Franco is recounting real-life events that beggar belief:  ‘explaining’ how they came about would have risked cutting this very tall story down to size.  As you watch, you continue to be puzzled as to how old Tommy Wiseau is and how he had the financial means to bankroll The Room.  (One of The Disaster Artist’s many nice moments comes when Sandy (Seth Rogen), Wiseau’s production supervisor on the film, takes a cheque for several thousand dollars into a bank and slides it over to the cashier with a wryly sarcastic sense of the inevitable.  To Sandy’s astonishment, the cashier asks what denomination notes he prefers, confiding that the Wiseau account is ‘like a bottomless pit’.)  According to legends at the end of The Disaster Artist, Wiseau’s age and background, and the source of his wealth, are unexplained to this day.  By retaining his ‘mask of mystery’, Franco and the screenwriters keep Tommy bizarrely entertaining.  If they’d chosen to explore who-he-really-was, they’d likely have turned – and reduced – him into a delusional case study.  The Disaster Artist can be construed as a parable of the lack of talents, an illustration of various negative characteristics of the film world:  vanity, egoism, the power of money, how many people in the industry are desperate for work – any work.  Franco doesn’t push these meanings, though.  You come out of his film feeling pleasure – both at having been entertained and that this unaccountable piece of movie history has been put on record as a piece of mainstream cinema.

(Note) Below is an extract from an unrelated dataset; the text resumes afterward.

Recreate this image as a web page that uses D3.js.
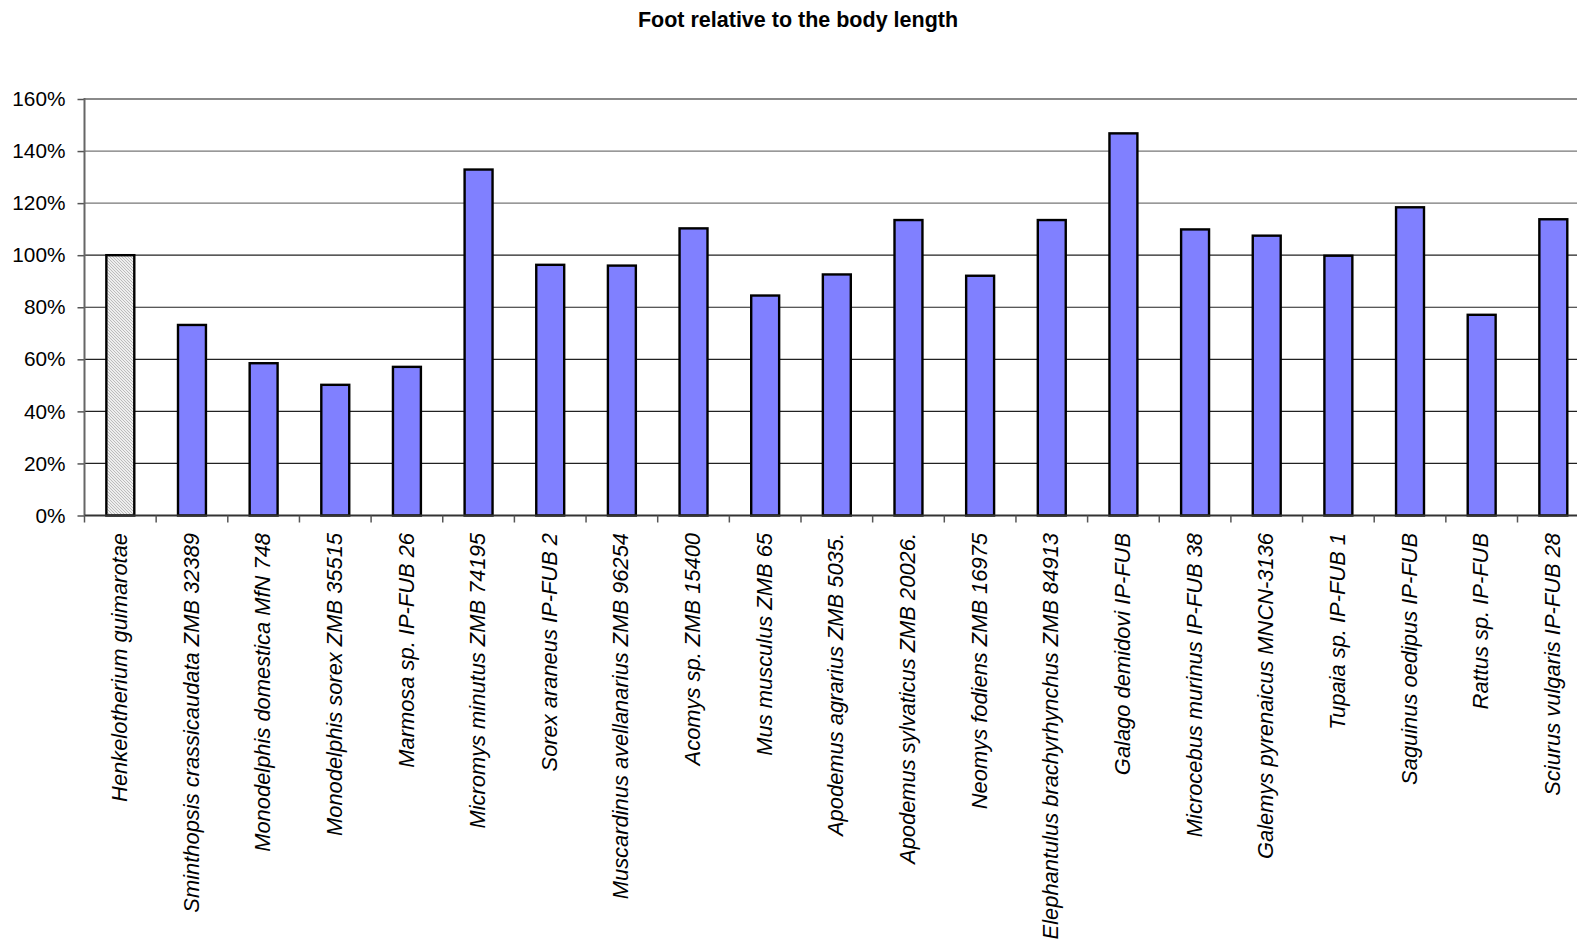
<!DOCTYPE html>
<html>
<head>
<meta charset="utf-8">
<script src="https://cdn.jsdelivr.net/npm/d3@7"></script>
<style>
  html, body { margin: 0; padding: 0; background: #fff; }
  svg { display: block; font-family: "Liberation Sans", Arial, sans-serif; }
</style>
</head>
<body>
<svg id="chart" width="1577" height="942"></svg>
<script>
// Foot length as a share of body length, per specimen
const taxa = [
  "Henkelotherium guimarotae",
  "Sminthopsis crassicaudata ZMB 32389",
  "Monodelphis domestica MfN 748",
  "Monodelphis sorex ZMB 35515",
  "Marmosa sp. IP-FUB 26",
  "Micromys minutus ZMB 74195",
  "Sorex araneus IP-FUB 2",
  "Muscardinus avellanarius ZMB 96254",
  "Acomys sp. ZMB 15400",
  "Mus musculus ZMB 65",
  "Apodemus agrarius ZMB 5035.",
  "Apodemus sylvaticus ZMB 20026.",
  "Neomys fodiens ZMB 16975",
  "Elephantulus brachyrhynchus ZMB 84913",
  "Galago demidovi IP-FUB",
  "Microcebus murinus IP-FUB 38",
  "Galemys pyrenaicus MNCN-3136",
  "Tupaia sp. IP-FUB 1",
  "Saguinus oedipus IP-FUB",
  "Rattus sp. IP-FUB",
  "Sciurus vulgaris IP-FUB 28"
];
const footRatio = [
  1.000, 0.732, 0.585, 0.502, 0.571, 1.329, 0.963, 0.960, 1.103, 0.845, 0.926,
  1.135, 0.921, 1.135, 1.468, 1.099, 1.075, 0.998, 1.184, 0.771, 1.138
];
// fossil taxon drawn with a hatched fill
const fossilTaxa = ["Henkelotherium guimarotae"];
const yTicks = [0, 0.2, 0.4, 0.6, 0.8, 1.0, 1.2, 1.4, 1.6];

const svg = d3.select("#chart");
const plotLeft = 84.5, plotTop = 99, plotBottom = 515.5, step = 71.65;

const x = d3.scaleBand()
  .domain(taxa)
  .range([plotLeft, plotLeft + step * taxa.length])
  .padding(0);
const y = d3.scaleLinear().domain([0, 1.6]).range([plotBottom, plotTop]);
const barW = x.bandwidth() * 0.39;
const plotRight = x.range()[1];

// hatch pattern
const defs = svg.append("defs");
const pat = defs.append("pattern")
  .attr("id", "hatch")
  .attr("patternUnits", "userSpaceOnUse")
  .attr("width", 3).attr("height", 3);
pat.append("rect").attr("width", 3).attr("height", 3).attr("fill", "#eeeeee");
pat.append("path").attr("d", "M-1,-1 L4,4 M-1,2 L1,4 M2,-1 L4,1")
  .attr("stroke", "#ababab").attr("stroke-width", 0.75);

// title
svg.append("text")
  .attr("x", 798).attr("y", 26.5)
  .attr("text-anchor", "middle")
  .attr("font-weight", "bold")
  .attr("font-size", "21.5px")
  .text("Foot relative to the body length");

// gridlines
const gridColor = d => (d === 1.6 ? "#8a8a8a" : (d >= 1.2 ? "#777" : "#222"));
svg.append("g").selectAll("line")
  .data(yTicks.filter(d => d > 0))
  .join("line")
  .attr("x1", plotLeft).attr("x2", plotRight)
  .attr("y1", d => y(d)).attr("y2", d => y(d))
  .attr("stroke", gridColor)
  .attr("stroke-width", d => (d === 1.6 ? 2 : 1.2));

// y axis
const yAxis = d3.axisLeft(y)
  .tickValues(yTicks)
  .tickFormat(d3.format(".0%"))
  .tickSize(7)
  .tickPadding(12);
const gy = svg.append("g").attr("transform", `translate(${plotLeft},0)`).call(yAxis);
gy.select(".domain").remove();
gy.selectAll(".tick line").attr("stroke", "#555").attr("stroke-width", 1.5);
gy.selectAll(".tick text")
  .attr("font-size", "20.8px")
  .attr("font-family", "'Liberation Sans', Arial, sans-serif")
  .attr("fill", "#000");
svg.append("line")
  .attr("x1", plotLeft).attr("x2", plotLeft)
  .attr("y1", plotTop - 1).attr("y2", plotBottom)
  .attr("stroke", "#666").attr("stroke-width", 2);

// bars
svg.append("g").selectAll("rect")
  .data(taxa.map((t, i) => ({ taxon: t, value: footRatio[i] })))
  .join("rect")
  .attr("x", d => x(d.taxon) + (x.bandwidth() - barW) / 2)
  .attr("y", d => y(d.value))
  .attr("width", barW)
  .attr("height", d => y(0) - y(d.value))
  .attr("fill", d => (fossilTaxa.includes(d.taxon) ? "url(#hatch)" : "#8080ff"))
  .attr("stroke", "#000")
  .attr("stroke-width", 2.4);

// x axis with boundary ticks
svg.append("line")
  .attr("x1", plotLeft).attr("x2", plotRight)
  .attr("y1", plotBottom).attr("y2", plotBottom)
  .attr("stroke", "#333").attr("stroke-width", 2);
svg.append("g").selectAll("line")
  .data(d3.range(taxa.length + 1))
  .join("line")
  .attr("x1", i => plotLeft + i * x.step()).attr("x2", i => plotLeft + i * x.step())
  .attr("y1", plotBottom).attr("y2", plotBottom + 7)
  .attr("stroke", "#555").attr("stroke-width", 1.5);

// category labels
svg.append("g").selectAll("text")
  .data(taxa)
  .join("text")
  .attr("transform", d => `translate(${x(d) + x.bandwidth() / 2},${plotBottom + 17.5}) rotate(-90)`)
  .attr("text-anchor", "end")
  .attr("dy", "0.3em")
  .attr("font-style", "italic")
  .attr("font-size", "21.9px")
  .text(d => d);
</script>
</body>
</html>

The film covers a five-year period, from the first meeting of Tommy Wiseau and Greg Sestero, at a San Francisco acting class, to the premiere of The Room.  Tommy’s fearlessness – or shamelessness – on stage impresses the young, timid Greg (played by James Franco’s younger brother Dave) and sets the pattern of their future relationship.  They move to Los Angeles to pursue acting careers.  Dave Franco is likeable:  Greg knows he’s not especially gifted; we root for him as an underdog and stick with him as an outpost of sanity (LA in The Disaster Artist really is La La Land).  At first, James Franco’s black-wigged, pale-faced Tommy seems no more than an amusing turn.  He looks vaguely vampiric.  He speaks in a weirdly involved, put-on voice.  It’s amazing how the performance develops.  Tommy may be a pathological egotist but he has his generous and humanly needy sides too.  Franco, without ever going solemn on us, interprets him with complete sympathy: he makes this man from nowhere, of indeterminate age and accent, not only ridiculous but also touching.

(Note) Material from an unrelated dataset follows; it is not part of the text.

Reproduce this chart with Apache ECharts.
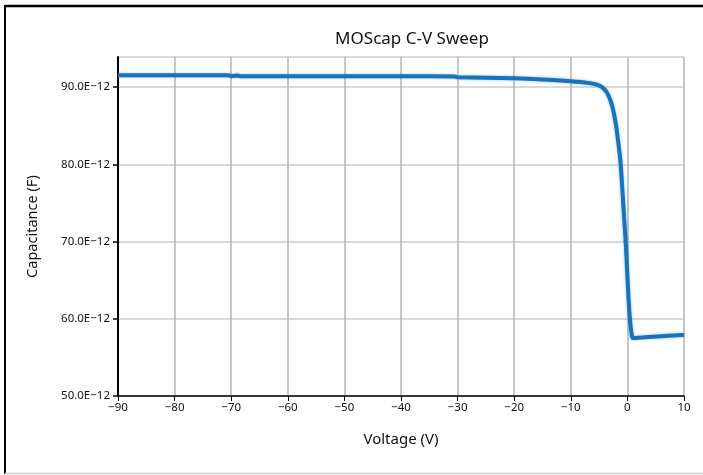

Seth Rogen plays the increasingly exasperated Sandy with fine deadpan wit.  The cast also includes Allison Brie (Dave Franco’s wife), Josh Hutcherson and Ari Graynor, as well as some big names in smaller roles – Zac Efron, Melanie Griffith, Sharon Stone, Jacki Weaver.   Others – including J J Abrams, Judd Apatow, Bryan Cranston and Adam Scott – make cameo appearances as themselves.  The sequences of the filming of The Room are consistently funny and often gross.  The premiere supplies a proper and distinctive climax:  the audience reaction to what they’re witnessing evolves from stunned, embarrassed silence into helpless laughter and concludes in standing ovation.  The closing legends include some remarkable information.  Wiseau’s folie de grandeur and bank balance kept The Room running for two more weeks after the premiere, in order to qualify it for Academy Awards consideration.  Tommy and Greg still speak daily.  As a final treat, while the credits roll, James Franco uses a split screen to juxtapose snippets from his version of The Room with the corresponding bits in Tommy Wiseau’s deathless original.